Under the new codes, it will be more difficult for organisations to improve their ratings without taking the necessary steps towards transformation. In addition to that, according to the new mandate, wherever a government incentive is paid out, it will now become a requirement that the codes are taken into account. This will have a significant impact on the offshore industry as an organisation’s B-BBEE rating will have a direct impact on whether their clients qualify for the incentives.
The need for transformation and job creation in South Africa is a reality that cannot be ignored. “As Merchants, the approach we have chosen to take is that of transformation,” says Patel. “While we acknowledge that some people will be negatively affected by the required transformation, we do believe job creation will follow.”
“Transformation is not just about process, but more so about the people affected by it,” he says. “It’s about driving change that has a positive long term and sustainable impact on lives, creating opportunities for more individuals to become economically active.”

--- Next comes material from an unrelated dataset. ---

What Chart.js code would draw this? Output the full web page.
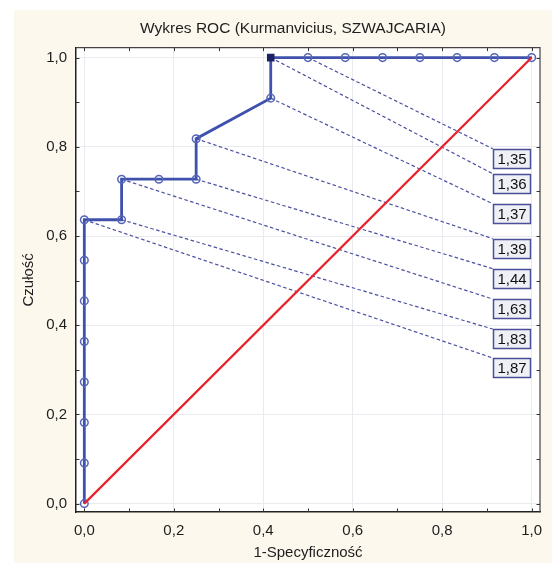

Patel believes this is an extremely complex issue that cuts across industries and which might be easier for some organisations to overcome than others. “As an established business in South Africa, we have a strong foundation in building an environment that allows people to grow through the ranks with our reputable skills development programmes. Through these programmes we are continuously fast-tracking the development of individuals to move them into leadership positions.”
Merchants has also successfully partnered with Harambee, an organisation which sources, trains and places unemployed young people from disadvantaged backgrounds into first-time jobs. This partnership allows young people to acquire the skills they need to enter the workplace, while growing the local talent pool for the industry. “This goes a long way in bridging the gap between our unemployed youth and the needs of our organisation. If more organisations took this route we would see tremendous improvement in our country’s unemployment statistics and it is a responsibility that should be shared among corporates in South Africa.”
According to Patel, those hardest hit will be the big international outsourcers, which is a challenge as the increase in outsource providers in the country has had a positive effect. “The increase in the number of outsource service providers not only lends more credibility to South Africa as an offshore destination of choice, but also increases the number of people marketing the country to potential investors and provides choice to those customers already considering South Africa,” he says. “All of these are great for job creation and developing a healthy, sustainable BPO sector. This is critical in enabling the industry to have a long term impact on the country’s economy and drive down unemployment.”
“While we may not have all the answers just yet, we cannot afford to pitch transformation against job creation. We know that transformation is necessary, therefore it is up to the industry as a whole to find that middle ground that allows us to transform while still creating much needed jobs for the country,” Patel concludes.